The kicker is really the skull. Unlike the blunt and short snout of the tuatara, Pleurosaurus has long, narrow jaws. The teeth are fused to the jaw bones as in most sphenodonts, but they are larger and even-sized. The “hook” at the end of the jaw is considerably smaller than in the tuatara, and in life the animal would have had a vaguely monitor-like profile.
These adaptations all suggest a fully aquatic fish-eater. With its long, eel-like body, Pleurosaurus probably wasn’t as fast as some other marine sauropsids such as ichthyosaurs, but it was capable of covering large distances in the open ocean. Notably, the forelimbs are shorter than the hindlimbs, a trait also shared by Mesozoic marine crocodylomorphs like Metriorhynchus. Being unable to move onto land, it probably gave birth to live young.
There are two known species of Pleurosaurus: Pleurosaurus ginsburgi and Pleurosaurus goldfussi. The former was somewhat more specialized than the latter, bearing shorter forelimbs among other features, but both lived at more or less the same time during the end of the Jurassic. They occur in various fossil sites in France and Germany, which were covered by tropical seas at that time. Pleurosaurus goldfussi in particular is found in the Solnhofen Limestone, where it is a fairly common species, not surprisingly as it was a lagoon environment.
The relationships between pleurosaurs and other sphenodonts are hotly debated. Some experts place them as “primitive” members of the group, while others consider them as close to the modern tuatara.
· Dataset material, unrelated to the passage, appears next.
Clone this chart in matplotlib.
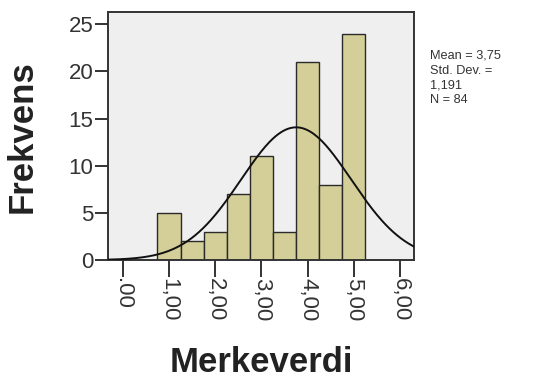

A genus, Palaeopleurosaurus, is sometimes included as a pleurosaur, but it has most recently been considered closer to the tuatara.
Pleurosaurus was a short-lived genus, disappearing at the beginning of the Cretaceous. Numerous in the Jurassic, sphenodonts begin declining in the fossil record around this time. Explanations range from competition with lizards (and/or mammals) to climatic turnovers. Pleurosaurus, being rather specialized, probably disappeared due to the marine upheavals in this epoch, though the appearance of the ancestors of mosasaurs soon after is rather suspicious. A more recent marine sphenodont, Ankylosphenodon, is known from the Early Cretaceous of Mexico, but it was a very different animal, being a robust, strong-limbed herbivore, and probably not directly related.
Pleurosaurus, as such, stands as an example of how even the most well-known of the “non-dinosaur Mesozoic stars” are often more than they seem. An animal usually covered as a “water tuatara” is actually on of the most specialized members of its group, and a testament to how the living tuatara is just one of Sphenodontia’s many forms.
References:
Vincent Dupret, The pleurosaurs: Anatomy and phylogeny, Article in Revue de Paleobiologie vol. spéc. 9:61–80 · January 2004
S. Apesteguia, R. O. Gomez, and G. W. Rougier. 2012. A basal sphenodontian (Lepidosauria) from the Jurassic of Patagonia: new insights on the phylogeny and biogeography of Gondwanan rhynchocephalians. Zoological Journal of the Linnean Society 166:342-360 [R. Benson/R. Benson]
Reynoso, Victor-Hugo (2000). “An unusual aquatic Sphenodontian (Reptilia: Diapsida) from the Tlayua Formation (Albian), Central Mexico”. Journal of Paleontology. 74 (1): 133–148.